Monetization: How NFT Marketplaces Make Money

NFT marketplaces typically monetize through a mix of transaction revenue, creator tooling, and value-added services. In 2026, the strongest models balance liquidity (low friction) with sustainable fees and clear value for creators and collectors.

1. Marketplace transaction fees (primary + secondary sales)

This is the most common revenue stream: a percentage fee taken on each successful sale.

Practical reference points from major marketplaces:

  • OpenSea moved to a 1.0% platform fee (from 0.5%) starting September 15, 2025, applied across chains.
  • Foundation states a 5% fee for primary and secondary sales that use Auctions, Offers, or Buy Now.
  • Rarible uses a regressive fee structure on Rarible.com, where the fee depends on NFT price (e.g., 0.5%–7.5% per side, depending on the listing price band).

How to present this in your product strategy:

  • Keep the fee model simple and transparent.
  • Show users the exact breakdown before they sign a transaction.

2. Minting fees (especially for drops, editions, and launchpads)

If your marketplace supports minting, you can monetize minting directly.

Example:

  • Foundation charges 0.0008 ETH per mint for Drops and Editions.

Common approaches:

  • Fixed mint fee (flat amount per mint).
  • Dynamic mint fee (based on size/format or chain cost).
  • Sponsored minting (you cover gas, monetize via other fees).

3. Launchpad/drop services for creators and brands

Many marketplaces charge for “premium launch” infrastructure:

  • Drop setup and smart contract templates.
  • Allowlists, reveal mechanics, anti-bot controls.
  • Creator dashboards and campaign analytics.
  • Placement in featured sections.

This model works best when you clearly bundle measurable value (audience, conversion uplift, stronger trust).

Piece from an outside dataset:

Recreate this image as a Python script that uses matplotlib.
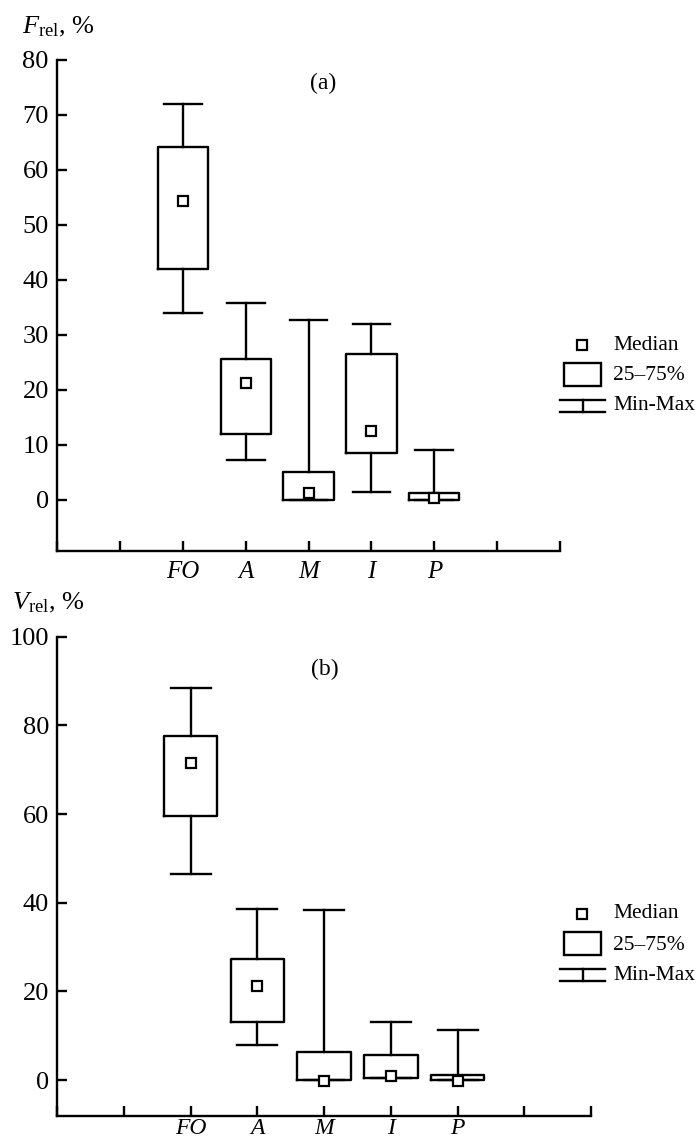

4. Featured placements and promotional inventory

Revenue via:

  • Promoted collections.
  • Trending placement boosts.
  • Sponsored home page slots.
  • Newsletter/push placements.

Best practice in 2026:

  • Label promoted content clearly.
  • Avoid ranking manipulation that hurts trust.

5. Subscriptions and pro tools (traders and studios)

Recurring monetization typically comes from:

  • Advanced analytics (floor tracking, liquidity, wallets).
  • Bulk listing / sweeping tools.
  • Alerting and signals.
  • API access and higher rate limits.

This is especially attractive for marketplaces with active collectors or gaming economies.

6. Ecosystem fees (optional, if you run more than NFTs)

Some marketplaces add adjacent revenue lines:

  • Fiat on-ramp fees.
  • Wallet swap/bridge fees inside the marketplace.
  • Custodial storage fees (enterprise or brand programs).

This can increase LTV, but only works if onboarding remains simple.